When Westendorp was named Ferris’ head coach last summer, Kurth gave him the second sign. Kurth, who had known Westendorp from his time at Ferris and recruiting, gave him a call.

“When he got the job I called him up and I said, ‘you’ve got to hire Jasmyn Walker. She’s what you’re looking for,’” Kurth said. “I was super happy when that hire was made, and I thought it was a perfect fit.”

Representation matters

While she is not the first, Jasmyn is currently the only Black woman on any of Ferris’ paid coaching staffs. She is one of just four Black coaches among all 13 teams.

Growing up in the suburbs and attending first Mona Shores in high school, a product of white flight, and then Valparaiso, Jasmyn is familiar with being one of the few Black people in her community.

“Growing up in places where it wasn’t always people that look like me, and I didn’t have any Black teachers or anything like that,” Jasmyn said. “Then to go to Valpo, where it was fewer people who looked like me, and if they didn’t look like me, we’re all athletes. None of us were coaching staff.”

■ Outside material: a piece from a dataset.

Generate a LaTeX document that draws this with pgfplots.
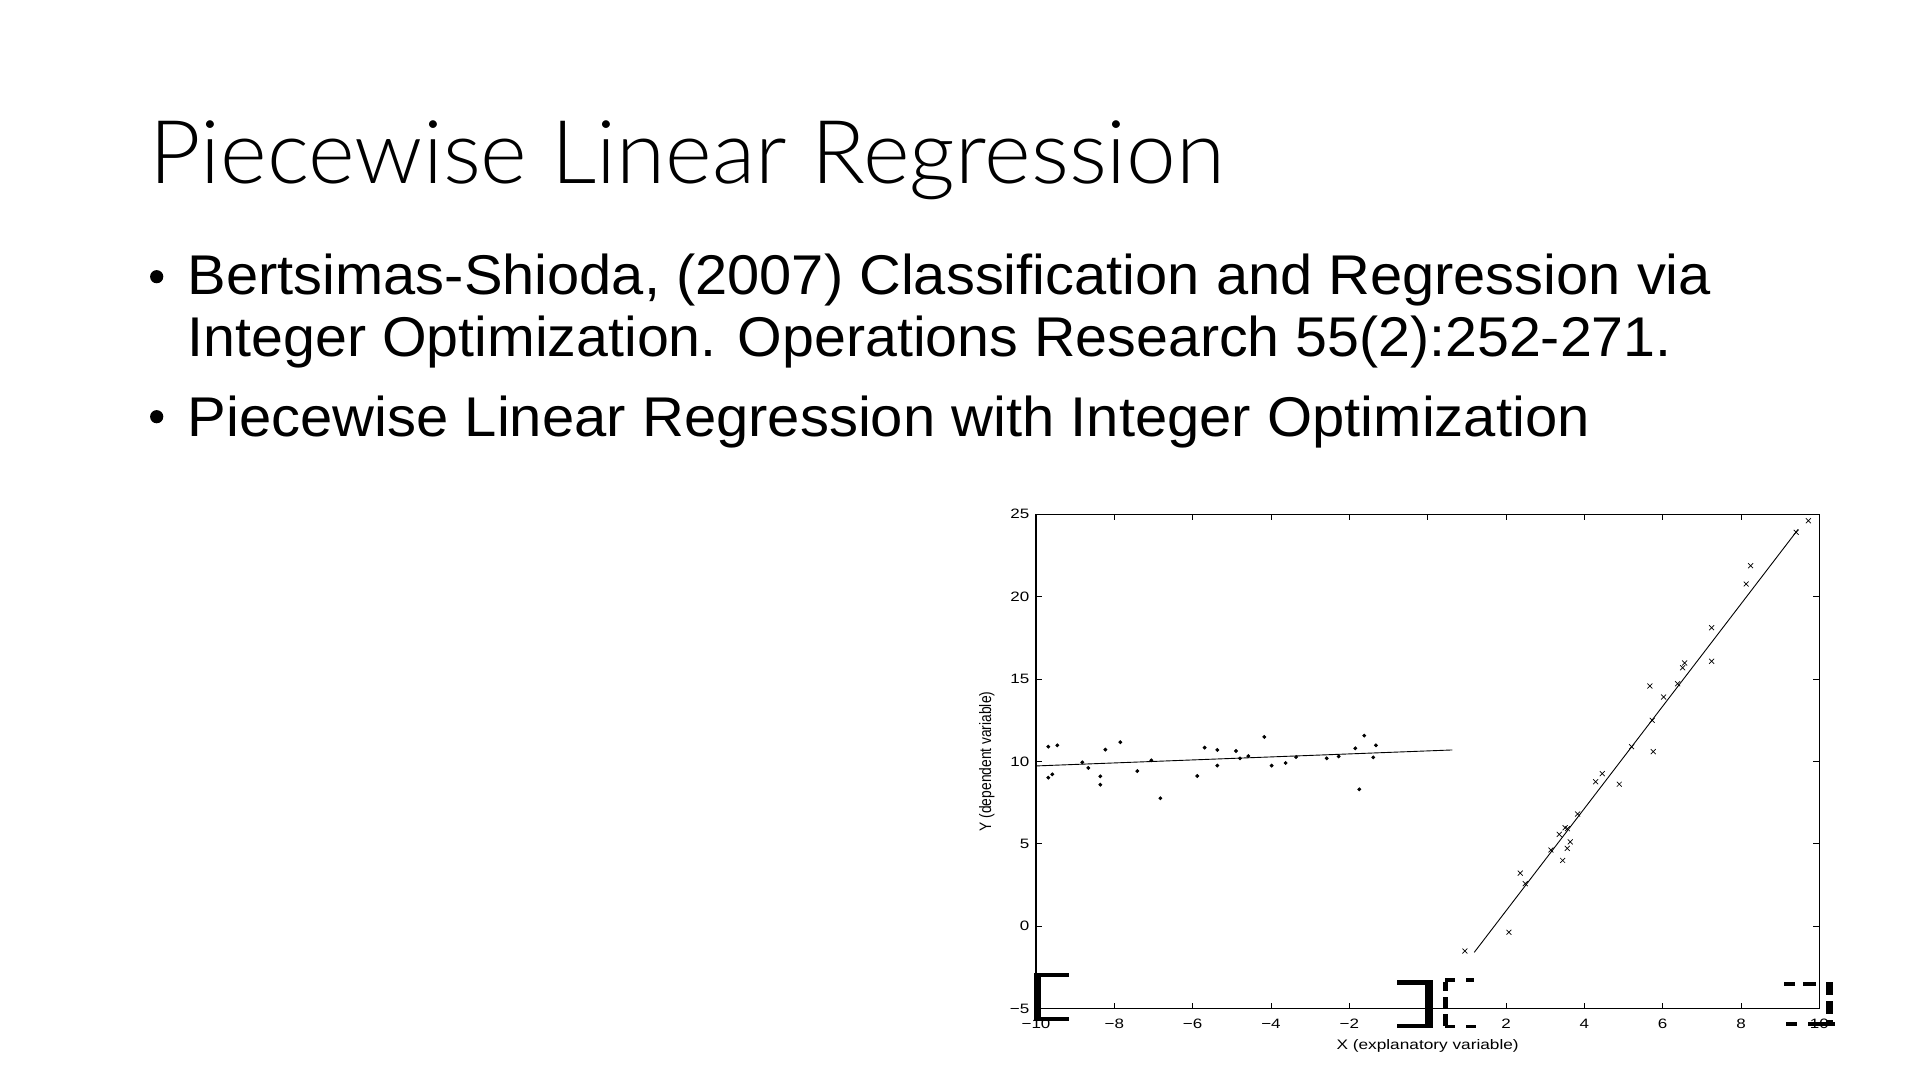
\documentclass[border=0pt]{standalone}
\usepackage{fontspec}
\setmainfont{Liberation Sans}
\IfFontExistsTF{Lato Light}{\newfontfamily\titlefont{Lato Light}}{\newfontfamily\titlefont{Lato}}
\usepackage{graphicx}
\usepackage{pgfplots}
\pgfplotsset{compat=1.18}

\pgfplotstableread{
x y
-9.686 10.90
-9.686 9.02
-9.584 9.22
-9.456 10.98
-8.818 9.95
-8.665 9.61
-8.358 9.10
-8.358 8.59
-8.230 10.72
-7.848 11.17
-7.414 9.42
-7.056 10.07
-6.826 7.77
-5.882 9.12
-5.694 10.84
-5.371 10.70
-5.371 9.75
-4.894 10.64
-4.792 10.19
-4.580 10.33
-4.171 11.49
-3.983 9.75
-3.626 9.91
-3.360 10.27
-2.578 10.19
-2.272 10.31
-1.848 10.80
-1.746 8.31
-1.618 11.57
-1.389 10.25
-1.320 10.98
}\leftdata

\pgfplotstableread{
x y
9.720 24.61
9.410 23.91
8.245 21.88
8.134 20.77
7.250 18.12
7.250 16.08
6.561 15.98
6.510 15.69
6.382 14.72
5.675 14.58
6.024 13.91
5.734 12.50
5.207 10.90
5.760 10.60
4.458 9.26
4.289 8.77
4.892 8.62
3.829 6.81
3.510 5.98
3.570 5.92
3.360 5.58
3.640 5.12
3.565 4.73
3.148 4.63
3.446 4.00
2.364 3.23
2.492 2.59
2.076 -0.36
0.952 -1.50
}\rightdata

\begin{document}
\begin{tikzpicture}
\path[use as bounding box, fill=white] (0,0) rectangle (960bp,540bp);

% title
\node[anchor=base west, inner sep=0pt] at (74.5bp,448bp)
  {\resizebox{537.8bp}{\height}{\titlefont\fontsize{44bp}{52bp}\selectfont Piecewise Linear Regression}};

% bullets
\fill (78.35bp,401.65bp) circle (3.3bp);
\fill (78.35bp,331.65bp) circle (3.3bp);
\node[anchor=base west, inner sep=0pt] at (93.7bp,392.5bp)
  {\resizebox{761.7bp}{\height}{\fontsize{28bp}{34bp}\selectfont Bertsimas-Shioda, (2007) Classification and Regression via}};
\node[anchor=base west, inner sep=0pt] at (93.7bp,361.65bp)
  {\resizebox{742bp}{\height}{\fontsize{28bp}{34bp}\selectfont Integer Optimization. Operations Research 55(2):252-271.}};
\node[anchor=base west, inner sep=0pt] at (93.7bp,321.65bp)
  {\resizebox{701bp}{\height}{\fontsize{28bp}{34bp}\selectfont Piecewise Linear Regression with Integer Optimization}};

\begin{axis}[
  at={(518bp,35.65bp)}, anchor=south west,
  width=391.65bp, height=247.2bp, scale only axis,
  xmin=-10, xmax=10, ymin=-5, ymax=25,
  xtick={-10,-8,-6,-4,-2,0,2,4,6,8,10},
  xticklabels={−10,−8,−6,−4,−2,,2,4,6,8,10},
  ytick={-5,0,5,10,15,20,25},
  yticklabels={−5,0,5,10,15,20,25},
  tick align=inside, major tick length=3bp,
  tick style={black, line width=0.4bp},
  axis line style={black, line width=0.5bp},
  ticklabel style={font=\fontsize{6.8bp}{8bp}\selectfont, xscale=1.25},
  xticklabel style={yshift=-1.6bp},
  yticklabel style={xshift=0.8bp},
  xlabel={X (explanatory variable)},
  ylabel={Y (dependent variable)},
  label style={font=\fontsize{6.9bp}{8bp}\selectfont},
  xlabel style={at={(axis description cs:0.5,-0.0754)}, anchor=center, xscale=1.25},
  ylabel style={at={(axis description cs:-0.0629,0.5)}, anchor=center, yscale=1.2},
  clip=false,
]
\addplot[only marks, mark=*, mark size=0.75bp, black] table {\leftdata};
\addplot[only marks, mark=x, mark size=1.75bp, black, mark options={line width=0.35bp}] table {\rightdata};
\addplot[black, line width=0.45bp] coordinates {(-10,9.73) (0.63,10.70)};
\addplot[black, line width=0.45bp] coordinates {(1.19,-1.58) (9.46,24.09)};
\draw[black, line width=1bp] (rel axis cs:0,0) -- (rel axis cs:0,1);
\end{axis}

% bracket artefacts
% solid [
\fill[black] (517bp,29.35bp) rectangle (520.5bp,53.65bp);
\fill[black] (517bp,51.35bp) rectangle (534.5bp,53.65bp);
\fill[black] (517bp,29.35bp) rectangle (534.5bp,31.5bp);
% solid ]
\fill[black] (712.5bp,25.85bp) rectangle (716.35bp,49.85bp);
\fill[black] (698.65bp,47.65bp) rectangle (716.35bp,49.85bp);
\fill[black] (698.65bp,25.85bp) rectangle (716.35bp,28.15bp);
% dashed [
\fill[black] (721.35bp,44.5bp) rectangle (723.85bp,49bp);
\fill[black] (721.35bp,36bp) rectangle (723.85bp,41.5bp);
\fill[black] (721.35bp,27bp) rectangle (723.85bp,33bp);
\fill[black] (722.5bp,49.15bp) rectangle (727.5bp,50.85bp);
\fill[black] (732.85bp,49.15bp) rectangle (737bp,50.85bp);
\fill[black] (722.5bp,25.85bp) rectangle (727.5bp,27.5bp);
\fill[black] (732.85bp,25.85bp) rectangle (738bp,27.5bp);
% dashed ]
\fill[black] (892bp,47bp) rectangle (897.5bp,49bp);
\fill[black] (901.65bp,47bp) rectangle (908bp,49bp);
\fill[black] (912.85bp,42.5bp) rectangle (916.65bp,49bp);
\fill[black] (912.85bp,33bp) rectangle (916.65bp,39.5bp);
\fill[black] (912.85bp,27.5bp) rectangle (916.65bp,30bp);
\fill[black] (892.85bp,27bp) rectangle (898.35bp,29.15bp);
\fill[black] (904bp,27bp) rectangle (917.5bp,29.15bp);
\end{tikzpicture}
\end{document}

Walker is not the first Black woman on a Ferris coaching staff, but she is currently the only one. Photo by: Cora Hall | Editor in Chief

It wasn’t until she got to Western that Jasmyn found a larger Black community, and even had a Black woman as an assistant coach. Now, she can be the coach for her Black players to identify with. During her mother’s career, Danielle said there were no people of color in the women’s program, something that would have meant a lot to her.

“If you have the opportunity to have someone of color on the staff, I think it is huge for young ladies playing, I really do, and I want to see it. I think it matters and you know I’m glad for the young ladies that are on the team,” Danielle said. “I’m proud of her for that and I think she’s built for it. She is built for the challenge. I think that her experiences are going to help her as she navigates that water, because it is tough. In women’s athletics in general, it’s good to see more women in it and certainly women of color.”

While Jasmyn calls it an amazing time to be in coaching, with the efforts now to increase diversity on coaching staffs, she clarified that she never wants to be the token Black woman. She points out the increase of diversity initiatives created due to the current social climate, “when maybe these conversations were needed all along the way.”

“This time that we’re in, there’s a lot of diversity councils and diversity staff and things like that, and not that I don’t want to be a part of that stuff, I absolutely do,” Jasmyn said. “I think it’s important to have a different perspective at the table to have a conversation, and first off, for the table to include me and my perspective. But also making sure that you know, we’re not doing things for the sake of [doing them].”

“It’s kind of a double edged sword, I’m excited to be a part of the table, excited to be part of the conversation, but also frustrated because these are things that minorities and people have been saying for so long.”

She admits she doesn’t know that Big Rapids is exactly the place for her and her husband, Asantay Brown. But for minority coaches trying to get a seat at the table and increase diversity on coaching staffs, sometimes you have to go out on a limb. At the end of the day, though, she hopes she can be a different perspective in the community and someone for her players to identify with.